When it comes to preparing for retirement in Canada, there are various roadblocks to any age group - millennials included. From rising childcare and housing costs to lower earning power, it leaves you wondering how the younger generation is supposed to save.
Below we’re answering some important questions young adults may have about saving for retirement and what they do now to start saving.
Question #1: When Should I Plan on Retiring?
When you think about your retirement, what age do you envision? The standard was usually around 65, but those numbers could be changing. Between a longer life expectancy and the continued need for a stable income, Canadians are spending more time in the workforce than ever before.
In 2005, about seven percent of the Canadian workforce was made up of those 65 and older. By 2015, that number had nearly doubled to 13 percent - and the percentages continue to trend upward.1 While 55 or 65 used to be the standard, it’s possible today’s millennials could be working through their sixties and into their seventies.
Whether you plan on retiring early or if you want to continue working as long as possible, that makes a big difference in how long you have to save for retirement. The earlier you plan on retiring, the more money you’ll need to save and prepare for use in retirement.
Question #2: How Much Do I Need to Retire?
When you’re a young professional still finding your footing in the workforce, it can be hard to imagine exactly how much you’ll need to retire. Retirement is likely decades down the line, and plans may change drastically between now and then.
If you’re able to estimate how many years you’ll likely be in retirement, you can work with a financial planner to break down what you’ll need to start saving now.
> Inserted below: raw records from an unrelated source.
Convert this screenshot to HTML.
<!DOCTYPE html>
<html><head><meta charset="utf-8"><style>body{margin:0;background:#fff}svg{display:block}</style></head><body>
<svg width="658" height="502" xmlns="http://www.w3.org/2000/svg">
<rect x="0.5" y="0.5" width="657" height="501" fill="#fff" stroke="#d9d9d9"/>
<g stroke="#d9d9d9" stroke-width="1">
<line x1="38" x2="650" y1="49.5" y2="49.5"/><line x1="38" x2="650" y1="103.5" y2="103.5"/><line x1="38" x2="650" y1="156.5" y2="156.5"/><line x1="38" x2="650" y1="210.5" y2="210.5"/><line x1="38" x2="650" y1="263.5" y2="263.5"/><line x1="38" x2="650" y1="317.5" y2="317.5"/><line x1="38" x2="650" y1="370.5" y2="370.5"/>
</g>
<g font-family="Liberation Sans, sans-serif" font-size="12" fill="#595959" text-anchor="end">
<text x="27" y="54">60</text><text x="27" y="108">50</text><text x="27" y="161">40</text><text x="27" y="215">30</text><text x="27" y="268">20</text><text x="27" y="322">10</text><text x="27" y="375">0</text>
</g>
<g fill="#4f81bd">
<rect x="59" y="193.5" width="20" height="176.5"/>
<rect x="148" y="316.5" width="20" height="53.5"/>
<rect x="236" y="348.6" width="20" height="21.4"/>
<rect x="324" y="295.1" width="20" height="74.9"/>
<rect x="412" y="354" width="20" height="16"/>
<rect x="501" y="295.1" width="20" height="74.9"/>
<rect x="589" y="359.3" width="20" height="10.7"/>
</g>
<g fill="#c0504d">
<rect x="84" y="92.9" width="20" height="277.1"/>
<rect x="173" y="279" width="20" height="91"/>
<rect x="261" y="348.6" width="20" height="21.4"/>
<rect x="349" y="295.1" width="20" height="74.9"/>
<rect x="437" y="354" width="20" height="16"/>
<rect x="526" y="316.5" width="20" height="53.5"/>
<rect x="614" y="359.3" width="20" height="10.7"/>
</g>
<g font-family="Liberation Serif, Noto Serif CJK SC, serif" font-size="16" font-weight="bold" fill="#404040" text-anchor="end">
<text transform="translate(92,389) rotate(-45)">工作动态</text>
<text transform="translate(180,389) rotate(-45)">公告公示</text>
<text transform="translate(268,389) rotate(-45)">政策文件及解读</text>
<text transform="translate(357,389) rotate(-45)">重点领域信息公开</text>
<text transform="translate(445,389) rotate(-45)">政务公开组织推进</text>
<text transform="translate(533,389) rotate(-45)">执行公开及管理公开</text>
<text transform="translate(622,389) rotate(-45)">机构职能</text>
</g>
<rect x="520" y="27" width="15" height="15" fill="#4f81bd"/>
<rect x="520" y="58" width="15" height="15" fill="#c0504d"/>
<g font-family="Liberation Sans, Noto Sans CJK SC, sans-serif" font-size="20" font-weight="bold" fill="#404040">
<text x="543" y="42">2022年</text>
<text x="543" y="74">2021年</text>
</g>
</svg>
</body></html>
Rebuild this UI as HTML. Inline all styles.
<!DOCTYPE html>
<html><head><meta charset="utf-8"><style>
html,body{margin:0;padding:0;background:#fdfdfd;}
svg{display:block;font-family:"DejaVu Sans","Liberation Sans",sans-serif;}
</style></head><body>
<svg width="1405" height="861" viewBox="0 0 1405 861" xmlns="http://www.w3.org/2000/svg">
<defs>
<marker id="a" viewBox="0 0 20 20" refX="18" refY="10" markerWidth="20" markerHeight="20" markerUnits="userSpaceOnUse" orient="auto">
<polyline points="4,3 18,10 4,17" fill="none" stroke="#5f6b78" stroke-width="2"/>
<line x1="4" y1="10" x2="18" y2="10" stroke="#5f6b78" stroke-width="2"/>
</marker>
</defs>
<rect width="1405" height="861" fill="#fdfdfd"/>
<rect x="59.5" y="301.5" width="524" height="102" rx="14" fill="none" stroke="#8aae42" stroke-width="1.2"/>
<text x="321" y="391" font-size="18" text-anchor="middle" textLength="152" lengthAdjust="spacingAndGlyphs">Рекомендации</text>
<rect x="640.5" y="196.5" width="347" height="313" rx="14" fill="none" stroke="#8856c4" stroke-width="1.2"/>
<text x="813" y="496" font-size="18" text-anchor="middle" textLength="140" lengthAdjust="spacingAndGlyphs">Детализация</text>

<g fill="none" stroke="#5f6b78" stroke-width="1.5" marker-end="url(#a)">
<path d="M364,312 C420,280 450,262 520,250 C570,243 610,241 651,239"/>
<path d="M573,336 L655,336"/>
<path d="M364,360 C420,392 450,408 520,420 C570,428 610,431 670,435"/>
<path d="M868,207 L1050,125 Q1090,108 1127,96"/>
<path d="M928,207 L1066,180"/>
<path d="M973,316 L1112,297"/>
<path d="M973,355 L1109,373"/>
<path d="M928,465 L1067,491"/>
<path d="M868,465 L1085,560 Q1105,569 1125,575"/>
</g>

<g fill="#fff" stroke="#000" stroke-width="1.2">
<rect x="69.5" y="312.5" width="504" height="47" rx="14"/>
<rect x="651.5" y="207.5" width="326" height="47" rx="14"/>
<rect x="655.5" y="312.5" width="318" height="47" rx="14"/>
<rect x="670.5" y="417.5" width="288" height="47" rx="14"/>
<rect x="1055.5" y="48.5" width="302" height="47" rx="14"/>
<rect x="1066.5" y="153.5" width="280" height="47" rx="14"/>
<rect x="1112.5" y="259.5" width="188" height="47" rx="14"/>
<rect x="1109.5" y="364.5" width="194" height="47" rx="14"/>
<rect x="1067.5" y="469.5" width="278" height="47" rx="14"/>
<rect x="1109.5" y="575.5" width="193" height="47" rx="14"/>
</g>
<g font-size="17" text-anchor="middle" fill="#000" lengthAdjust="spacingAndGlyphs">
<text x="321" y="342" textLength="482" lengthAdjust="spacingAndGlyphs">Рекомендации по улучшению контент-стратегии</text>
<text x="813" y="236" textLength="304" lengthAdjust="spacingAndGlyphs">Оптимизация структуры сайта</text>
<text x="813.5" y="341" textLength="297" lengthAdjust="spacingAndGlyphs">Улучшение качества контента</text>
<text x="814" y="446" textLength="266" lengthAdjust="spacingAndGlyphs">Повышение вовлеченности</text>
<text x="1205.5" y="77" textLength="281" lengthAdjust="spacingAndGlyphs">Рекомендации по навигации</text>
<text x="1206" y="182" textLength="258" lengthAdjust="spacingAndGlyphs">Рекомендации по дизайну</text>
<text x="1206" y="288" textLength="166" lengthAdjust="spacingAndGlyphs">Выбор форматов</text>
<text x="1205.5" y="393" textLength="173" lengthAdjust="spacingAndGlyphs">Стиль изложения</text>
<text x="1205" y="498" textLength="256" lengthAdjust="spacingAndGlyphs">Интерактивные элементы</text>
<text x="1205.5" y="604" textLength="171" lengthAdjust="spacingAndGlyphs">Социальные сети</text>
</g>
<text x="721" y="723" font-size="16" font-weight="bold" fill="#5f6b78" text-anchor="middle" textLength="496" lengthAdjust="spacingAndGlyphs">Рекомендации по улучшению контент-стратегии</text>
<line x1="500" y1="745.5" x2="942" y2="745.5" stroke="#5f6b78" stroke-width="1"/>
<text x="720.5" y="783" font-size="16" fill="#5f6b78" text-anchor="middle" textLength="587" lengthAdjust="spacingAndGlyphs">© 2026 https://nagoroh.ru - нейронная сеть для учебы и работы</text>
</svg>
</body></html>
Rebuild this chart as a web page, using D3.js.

This can get complicated, as your retirement savings will grow with compounding interest over time. Your financial professional may have a retirement savings calculator to help you determine the right amount of savings to contribute each month.
Question #3: When Should I Start Saving?
This is a common question with a fairly simple answer: the sooner the better. When you are young, retirement seems so far away. But young professionals tend to be at a more volatile point in their careers - they may switch jobs or be laid off for a period of time while working to find a steady position or certain career path. With this in mind, the earlier you start saving, the more time you have to allow your savings to grow. This can help make up for “lost time” due to unemployment or other circumstances in which you are unable to set aside retirement savings.
How to Save for Retirement
Now that you know a bit more about preparing for retirement, how should you go about it? Where should you be putting your money each month? The Canadian government offers several saving avenues to help you save for retirement, including RRSPs and TFSAs.
Registered Retirement Savings Plan (RRSP)
With an RRSP, you are able to contribute up to 18 percent of your previous year’s earned income.2 This can go up to an annual maximum - $27,830 for 2021.3 Your contributions are tax-deferred, which can lower your taxable income during the years in which you make contributions.
Tax-Free Savings Account (TFSA)
The annual TFSA contribution limit for 2021 is $6,000.4 Unlike an RRSP, the money you contribute to your TFSA does not reduce your taxable income for the years you make a contribution. It does, however, allow your investment to grow tax-free. In retirement, the withdrawals you make from your TFSA are typically tax-free.
Planning for retirement can be a daunting process, which can cause many people to continue to delay it. If you’re not sure where to start, speak with an experienced financial professional. It forms strong saving habits when you start planning early, and you can always adjust your savings accounts as you experience life changes.